The Alfa Romeo Superflow coupe, a car made to be driven and was… to great success as well, which gradually turned into a piece of tranforming art which now you wouldn’t want to drive! Stuff finding a rear window if that got smashed or reverse parking it against a bollard. B-E-A-utiful thing though.

Fernando Souto
Fernando Souto
7 years ago

From our studio I look into an apartment building where you can park your exotic car in your living room. I’ve seen one Lamborghini Miura and 1967 400GT.
There’s nothing typical about the Alfa Romeo BAT cars but I’d have one in my living room.
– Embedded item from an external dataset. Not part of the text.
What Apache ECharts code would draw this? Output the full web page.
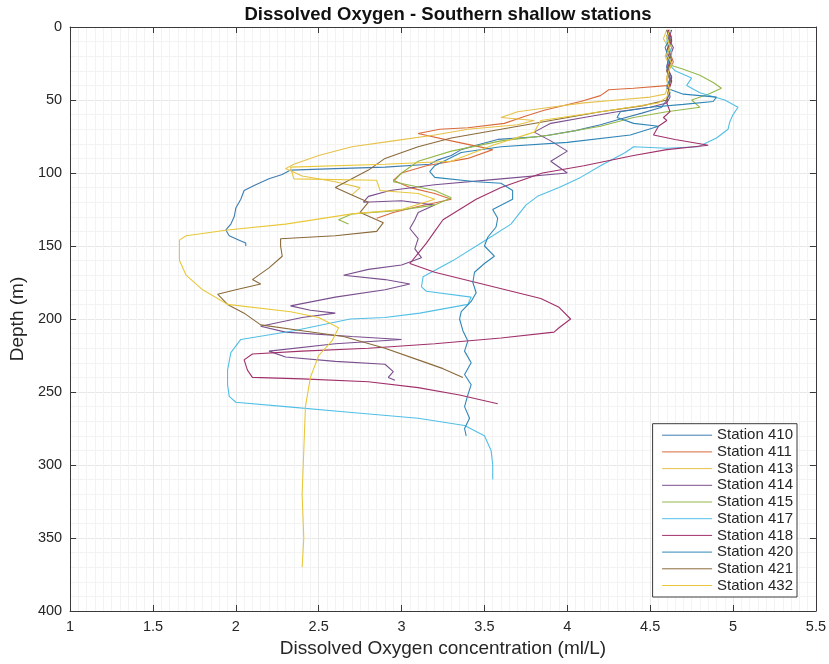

I think Bertone defined the modern automobile with these three cars.

Joshua Seidenberg
Joshua Seidenberg
7 years ago

I don’t think you completely answered. In addition, I think he was asking if there were cars produced for sale that are most likely “show piece” type collectables, perhaps like the one-offs Ferrari, Aston Martin and Lamborghini will build, ie P4/5…we’ve all seen pics of that. Who owns it? Where is it? Do the 3 owners of the Lambo veneno drive them ever since the unvailing?
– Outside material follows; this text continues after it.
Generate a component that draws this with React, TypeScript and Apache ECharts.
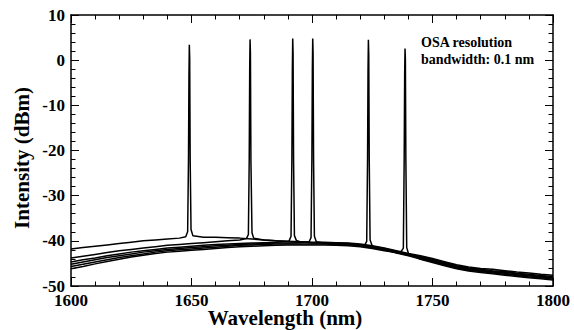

Not being picky, just asking. There are a ton of exotic car owners here in CO that never drive, though their cars are begging to be driven.

jolocho
jolocho
7 years ago

At the other end of the luxo-barge scale, everything I’ve read about the Countach says it’s better admired.

Douglas Anderson
Douglas Anderson
7 years ago

If it has wheels , drive it or ride it.
If it floats , put up the sails and sail it.
If it’s a motorboat , start it up and go for a cruise.
All that other stuff is just some dreamers idea that may or may not ever see any use. To me those things , while nice to look at ( or gag over) are pretty much useless objects, some call it art.

CJ_Madson
CJ_Madson
7 years ago

The lovely Lamborghini 350 GTV is probably the best example of a non-driver. The show car body panels wouldn’t fit around the intended engine, so Ferruccio had them put bricks in the engine bay so it would sit right and fastened the cover closed. And without brake calipers or pedals it wasn’t even a coaster. Still… a sweet way to introduce a new car company.